The other woman in my dream had been my real mother. I remembered now. She said that she would come and visit us whenever she could. And she did at first but slowly the visits started getting shorter and then she would only come up once in awhile.

"I don't believe you!" I yelled at Penny. She shrank back against the wall and hugged herself protectively. I ran at her and slapped her in the face .She looked more startled than hurt. The white men came behind me and grabbed my arms. I stopped struggling when I saw Penny's face. I could see that she wanted to best for me. She wanted me to be happy. She thought I would be happy where I was going. But I knew otherwise.

"It'll only be for a little while dear," Penny called out after us. The white men were dragging me through the white corridor. There were other white men and a few white women watching us.

"She said that too," I whispered.

I was put in the pack of a police car. Did they think I was a criminal? I was only a little boy. They should be saving this car for the real bad people. The evil Grandmother never had to go to jail. She was so evil that she called us the devil's spawn. She was the real devil's spawn. Couldn't anybody see that?
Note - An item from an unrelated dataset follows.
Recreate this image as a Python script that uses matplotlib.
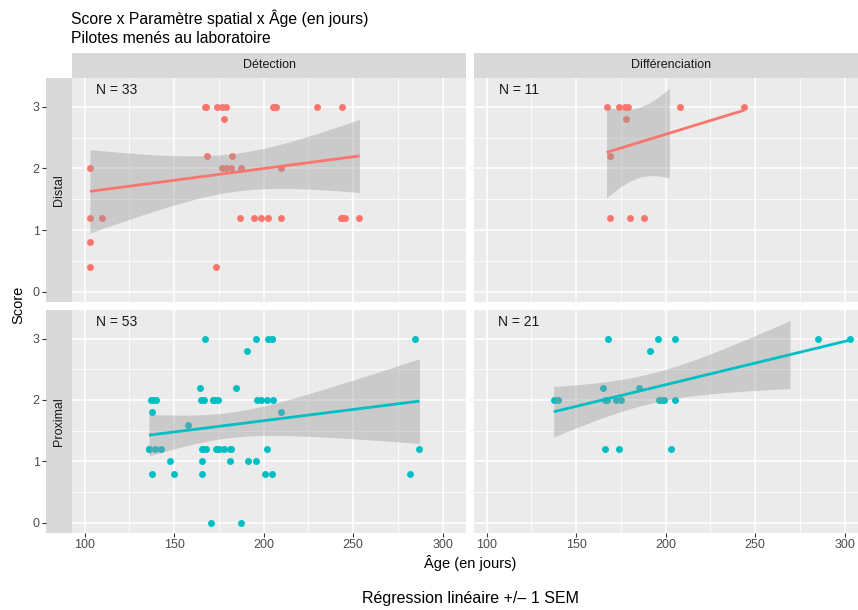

"You should be taking away the gray woman. She's the bad one!" I yelled through the grate into the front of the police car.

The officers just ignored me. Why should they listen to an eight year old? Who would they listen to? I had to make them believe me.

"Cathy will tell you!" I yelled, "get Cathy, I need to talk to Cathy!"

They didn't say anything. I sat back against the seat and crossed my arms in frustration. I looked out the window and saw a train go flying by. There were so many things I hated. I could name them all any time anybody asked. The only problem was, people didn't ask what you hated, they asked, what you liked. There weren't many things I liked. Nothing anybody would understand at least.

We had to stop at the tracks to let the train pass. It was going so slow, as if it was taunting me. I knew the train was the beginning of my problems. It took me right into a place I would never escape. No one could escape the place the train took me.

We went over the tracks and entered a town called Charlottesville. I watched the buses load up with passengers and I wished that I were on one of them. Escaping. Going away. Anywhere but here. I didn't care where I was as long as it was far away from here.

We drove for a long time. I sat in the back silently. I was through wasting my energy on people who would barely even acknowledge me. I couldn't help remembering Christmas time in the locked room. We gave the evil woman a present that we had worked so hard one. We just wanted her to like us. But she was the same as these policemen; she threw the present away and left us alone again. I wondered if I would ever find someone to pay attention to me again. Would I always be just another number?

Maybe it was for the best that I was going to a place to be alone. At least it was far away from the memories. I thought I could escape the memories but I couldn't. You can't escape something like that.